4. The method of claim 3, further comprising:

a selection of a refined match or element from the result set as a new query; and

searching the archive for matches to the new query.

5. The method of claim 4, wherein:

a query is a video clip; and

a match or element is a video clip.

6. A query system comprising:

a search mechanism for searching for elements in an archive that match a query from a user;

a requester which asks the user to label at least some of the elements from a search and/or a memory positive or negative if an element corresponds to the query or does not correspond to the query, respectively;

a memory which receives from the user and stores the elements having positive and/or negative labels; and

selecting elements having labels from the memory to formulate a result set.

7. The system of claim 6, wherein:

the user selects an element from the result set or from the memory to be a new query; and

the search mechanism searches for elements in the archive that match the new query.

8. The system of claim 7, further comprising:

a label propagator for propagating the labels of the elements having positive and/or negative labels and at times finding new elements with corresponding labels;

a query refiner for providing a match set of elements from the propagating of the labels of the elements; and

a selector that chooses elements of the match set and memory for the user to label; and

wherein:

the requestor asks the user to label chosen elements as positive or negative if each one corresponds to the refined query or does not correspond to the refined query, respectively;

the memory which receives from the user and stores the refined results having positive and/or negative labels; and

the formulator that selects certain refined results for a result set.

9. The system of claim 8, wherein the user selects a refined result from the result set as a new query.

10. The system of claim 9, wherein the search mechanism searches for results in the archive, which match the new query.

11. The system of claim 10, wherein:

a result is a video clip; and

a query is a video clip.

12. A query method comprising:

providing a query from a user;

performing a search in an archive and memory to obtain results in response to the query;

providing the results to the user to indicate whether one or more results are responsive or not responsive to the query with a positive or negative label, respectively;

selecting at least one result with a positive label;

entering the at least one result with a positive label as an additional query in the archive and memory to obtain another set of results in response to the additional query;

providing the other set of results to the user to indicate whether one or more results is responsive or not responsive to the additional query with a positive or negative label, respectively; and

formulating a final result set which compromises results from the other set of results.

13. The method of claim 12, wherein results with a negative label may be propagated to results of a corresponding negative equivalence class.

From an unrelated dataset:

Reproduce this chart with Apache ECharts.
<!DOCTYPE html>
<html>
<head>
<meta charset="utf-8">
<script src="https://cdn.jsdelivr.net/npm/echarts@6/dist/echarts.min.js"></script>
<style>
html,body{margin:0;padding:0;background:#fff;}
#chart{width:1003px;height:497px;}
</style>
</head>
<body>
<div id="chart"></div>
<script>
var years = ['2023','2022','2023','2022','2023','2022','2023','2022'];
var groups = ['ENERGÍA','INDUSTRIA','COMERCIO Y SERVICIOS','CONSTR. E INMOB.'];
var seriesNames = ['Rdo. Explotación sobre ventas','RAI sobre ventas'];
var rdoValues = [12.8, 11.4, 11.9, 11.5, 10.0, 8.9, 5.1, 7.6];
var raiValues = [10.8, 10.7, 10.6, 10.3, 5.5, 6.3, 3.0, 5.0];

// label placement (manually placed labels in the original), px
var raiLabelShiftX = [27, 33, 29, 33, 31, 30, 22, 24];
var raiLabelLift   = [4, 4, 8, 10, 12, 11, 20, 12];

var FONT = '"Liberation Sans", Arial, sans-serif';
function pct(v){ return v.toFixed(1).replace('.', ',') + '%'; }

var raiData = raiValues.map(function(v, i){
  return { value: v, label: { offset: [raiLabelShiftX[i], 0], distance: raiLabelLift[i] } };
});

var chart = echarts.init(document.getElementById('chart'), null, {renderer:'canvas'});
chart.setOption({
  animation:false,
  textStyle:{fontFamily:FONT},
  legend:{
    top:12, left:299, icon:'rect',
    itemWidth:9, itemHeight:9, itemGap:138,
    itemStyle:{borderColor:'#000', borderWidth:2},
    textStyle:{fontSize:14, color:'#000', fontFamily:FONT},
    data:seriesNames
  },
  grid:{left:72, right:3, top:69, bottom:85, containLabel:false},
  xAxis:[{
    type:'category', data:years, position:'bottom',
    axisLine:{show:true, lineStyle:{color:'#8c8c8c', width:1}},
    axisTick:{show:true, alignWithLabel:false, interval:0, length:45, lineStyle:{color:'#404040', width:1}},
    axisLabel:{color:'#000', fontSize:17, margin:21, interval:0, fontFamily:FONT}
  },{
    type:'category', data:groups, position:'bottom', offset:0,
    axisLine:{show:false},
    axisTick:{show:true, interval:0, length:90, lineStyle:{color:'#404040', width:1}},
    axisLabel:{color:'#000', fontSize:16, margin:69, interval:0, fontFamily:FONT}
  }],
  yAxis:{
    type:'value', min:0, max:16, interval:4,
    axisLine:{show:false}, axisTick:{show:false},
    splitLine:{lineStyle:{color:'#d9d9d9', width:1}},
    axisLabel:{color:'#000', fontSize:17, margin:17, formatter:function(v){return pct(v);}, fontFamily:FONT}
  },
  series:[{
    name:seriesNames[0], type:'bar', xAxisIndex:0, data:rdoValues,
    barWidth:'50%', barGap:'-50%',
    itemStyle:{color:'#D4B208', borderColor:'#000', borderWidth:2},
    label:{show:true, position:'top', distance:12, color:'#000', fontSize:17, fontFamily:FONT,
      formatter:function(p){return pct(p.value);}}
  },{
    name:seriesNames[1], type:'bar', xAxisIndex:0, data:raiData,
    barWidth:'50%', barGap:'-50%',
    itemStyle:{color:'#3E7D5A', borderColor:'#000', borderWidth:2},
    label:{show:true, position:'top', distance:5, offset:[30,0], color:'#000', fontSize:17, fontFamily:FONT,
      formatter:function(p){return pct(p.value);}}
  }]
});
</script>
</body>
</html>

14. The method of claim 12, wherein results with labels are stored in a memory.

15. The method of claim 14, wherein results with labels stored in the memory provide information when the results are labeled in new queries.

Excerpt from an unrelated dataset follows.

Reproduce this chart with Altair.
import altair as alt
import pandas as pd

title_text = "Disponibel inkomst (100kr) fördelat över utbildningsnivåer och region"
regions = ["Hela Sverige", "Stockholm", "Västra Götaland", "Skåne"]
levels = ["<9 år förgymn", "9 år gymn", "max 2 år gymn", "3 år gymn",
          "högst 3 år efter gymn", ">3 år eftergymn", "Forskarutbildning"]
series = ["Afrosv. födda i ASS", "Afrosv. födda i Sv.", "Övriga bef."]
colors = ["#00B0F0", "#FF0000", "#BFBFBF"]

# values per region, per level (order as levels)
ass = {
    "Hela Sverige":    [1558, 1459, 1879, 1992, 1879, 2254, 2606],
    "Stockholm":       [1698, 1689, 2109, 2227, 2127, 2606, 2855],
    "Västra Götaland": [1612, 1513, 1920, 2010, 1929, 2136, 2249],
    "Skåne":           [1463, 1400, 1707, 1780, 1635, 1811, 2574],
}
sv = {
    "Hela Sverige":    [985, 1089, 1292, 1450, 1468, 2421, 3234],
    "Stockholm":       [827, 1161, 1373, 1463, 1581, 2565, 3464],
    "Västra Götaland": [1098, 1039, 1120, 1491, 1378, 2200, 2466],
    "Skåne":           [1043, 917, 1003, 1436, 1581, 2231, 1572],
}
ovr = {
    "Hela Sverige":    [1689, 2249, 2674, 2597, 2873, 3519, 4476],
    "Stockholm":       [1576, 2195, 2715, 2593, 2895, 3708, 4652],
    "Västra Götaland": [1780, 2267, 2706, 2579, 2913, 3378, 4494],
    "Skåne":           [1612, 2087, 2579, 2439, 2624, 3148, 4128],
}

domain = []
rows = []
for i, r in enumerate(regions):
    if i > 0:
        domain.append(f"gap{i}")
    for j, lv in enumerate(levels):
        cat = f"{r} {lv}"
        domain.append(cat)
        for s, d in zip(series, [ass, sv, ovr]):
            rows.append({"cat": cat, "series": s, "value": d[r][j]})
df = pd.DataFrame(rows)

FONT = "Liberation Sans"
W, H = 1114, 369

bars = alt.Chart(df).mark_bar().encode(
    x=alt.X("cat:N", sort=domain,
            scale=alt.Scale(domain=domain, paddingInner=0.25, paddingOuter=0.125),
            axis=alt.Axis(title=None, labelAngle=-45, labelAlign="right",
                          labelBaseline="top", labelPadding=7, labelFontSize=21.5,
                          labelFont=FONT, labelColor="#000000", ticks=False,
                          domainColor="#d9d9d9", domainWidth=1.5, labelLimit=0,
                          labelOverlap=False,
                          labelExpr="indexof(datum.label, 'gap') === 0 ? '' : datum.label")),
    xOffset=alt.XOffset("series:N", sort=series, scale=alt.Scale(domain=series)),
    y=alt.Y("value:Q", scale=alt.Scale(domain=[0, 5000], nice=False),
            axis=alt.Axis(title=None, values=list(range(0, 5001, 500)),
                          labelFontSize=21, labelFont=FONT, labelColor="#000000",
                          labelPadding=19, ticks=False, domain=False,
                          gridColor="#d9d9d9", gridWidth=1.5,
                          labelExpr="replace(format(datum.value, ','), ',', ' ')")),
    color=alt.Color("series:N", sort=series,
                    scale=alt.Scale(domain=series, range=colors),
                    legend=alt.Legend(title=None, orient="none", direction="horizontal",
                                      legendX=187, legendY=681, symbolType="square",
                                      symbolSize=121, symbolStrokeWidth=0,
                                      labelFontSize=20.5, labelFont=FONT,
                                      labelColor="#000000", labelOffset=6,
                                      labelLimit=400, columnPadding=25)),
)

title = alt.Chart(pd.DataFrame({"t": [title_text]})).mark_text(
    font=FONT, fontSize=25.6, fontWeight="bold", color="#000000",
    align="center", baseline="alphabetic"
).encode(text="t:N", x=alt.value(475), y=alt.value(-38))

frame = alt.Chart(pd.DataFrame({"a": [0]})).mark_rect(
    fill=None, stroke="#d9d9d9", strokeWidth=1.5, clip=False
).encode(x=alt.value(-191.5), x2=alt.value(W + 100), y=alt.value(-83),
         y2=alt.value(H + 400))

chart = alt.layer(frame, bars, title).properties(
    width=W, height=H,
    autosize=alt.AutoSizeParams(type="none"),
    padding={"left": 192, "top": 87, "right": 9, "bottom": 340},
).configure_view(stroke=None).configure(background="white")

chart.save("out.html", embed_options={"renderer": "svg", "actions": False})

16. The method of claim 12, wherein results of the positive equivalence classes that are the best matches to ongoing queries improve chances for getting a positive label.

17. The method of claim 12, wherein a result with a negative label is assigned to results of a corresponding negative equivalence class.

18. The method of claim 12, wherein:

a query is a video clip; and

a result is a video clip.

19. The method of claim 12, wherein labels are propagated to other unlabeled items in the archive.

20. The method of claim 12, further comprising a memory of user-provided labels of the archive data for additional queries, feedback selection of results, and/or label propagation.